July 12, 2023: Summer begins on Mars today. The morning crescent moon appears between Jupiter and Pleiades. Venus and Mars dance with Regulus after sundown.

by Jeffrey L. Hunt
Chicago, Illinois: Sunrise, 5:26 a.m. CDT; Sunset, 8:26 p.m. CDT. Check local sources for sunrise and sunset times for your location. Times are calculated by the U.S. Naval Observatory’s MICA computer program.

Summer begins in the Martian northern hemisphere today. The seasons are from a tilt of 25°, similar to Earth’s. Long duration Martian explorers would see the sun rising and setting at different locations along the horizon with a high summer sun and a low winter sun.

The season lasts 183.46 Earth days or 178.56 Martian sols, the name for the day-night cycle on the Red Planet. The sol is 24 hours, 39 minutes, 35 seconds. Autumn arrives on Earth date January 12, 2024.

Summer temperatures can rise to 70° F, but with very little atmosphere, and what little air exists, is primarily carbon dioxide. Dust storms can create reddish skies and sunsets. Happy Martian Solstice!
Summaries of Current Sky Events
SUMMARY FOR VENUS AS AN EVENING STAR
Here is today’s planet forecast:
Morning Sky

The crescent moon this morning is between Jupiter and the Pleiades star cluster. One hour before sunrise, the moon, 26% illuminated, is over 30° up in the east, 7.9° to the lower left of Jupiter.
Look carefully for the Pleiades, nearly 12° to the lower left of the moon. The cluster resembles a tiny dipper and may initially catch your eye when looking at the thinning crescent and bright Jupiter. Tomorrow morning the crescent moon is near the cluster.

Look for earthshine on the night portion of the moon. This is from sunlight reflected from Earth’s oceans, clouds and land that gently lights up the lunar night.
The Pleiades are part of Taurus. The Bull’s brightest star, Aldebaran, is below the star cluster and nearly 15° above the horizon.

Jupiter’s Great Red Spot is at the center of the planet in the southern hemisphere at 5:13 a.m. CDT, but it is visible across the Americas through a telescope earlier when it first enters the view from Jupiter’s rapid rotation.

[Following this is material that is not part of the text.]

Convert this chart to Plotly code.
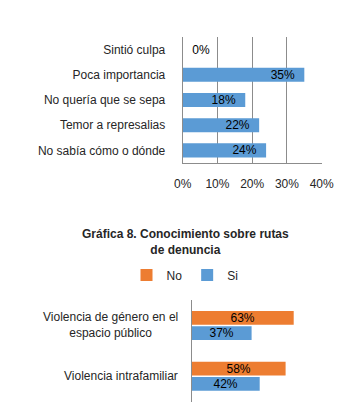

Saturn, considerably dimmer than Jupiter, is nearly 40° above the southern horizon and west of the south cardinal direction. The planet continues to retrograde – appear to move westward against the distant stars – in front of dim Aquarius, nearly 13° to the upper left of Deneb Algedi, in Capricornus, and nearly 20° to the upper right of Fomalhaut, the mouth of the southern fish.
Evening Sky

Venus continues to sparkle in the western evening sky. Still in its interval of greatest brightness, the planet’s visual intensity easily overwhelms all other starlike bodies in the sky. The planet is easy to locate as night falls.
The Evening Star sets three to four minutes earlier each evening. This evening it leaves the sky one hundred minutes after sundown.
Through a telescope, the planet is featureless from its veil of thick clouds. It shows a crescent that is 22% illuminated. The planet’s phases resemble Moon phases, but different terms are used from waxing and waning. The cycle of phases appears differently from the moon’s phases. To name them the shape and the time when the planet appears are used. Tonight’s Venusian phase is evening crescent.
Venus continues to approach the star Regulus. The gap is 3.8°, with the planet to the lower right of the star. Mars is 1.6° to the upper left of Regulus. The trio is nearly in an imaginary line. Venus closes to 3.5° in four nights in a near or quasi-conjunction. Venus seems to be ducking under or south of Regulus, but there is no conjunction. On the 22nd, Venus reverses its course and begins to retrograde.

Use a binocular to initially locate Regulus and Mars. Can you see them without the optical assist?
Venus is overtaking our planet on an inside orbital path that carries it around the sun every 225 days. This evening it is 38 million miles away and closing in. When Venus passes between Earth and the sun in a month, its distance is 27 million miles.
Mercury races into the evening sky to join Venus and Mars, although it is visible during brighter twilight. On the 19th and 20th, Venus, Mercury, Mars, and the crescent moon create a planetary traffic jam in the western sky.
Each evening watch Mars march away from Venus and Regulus and the Evening Star slows as it nears retrograde.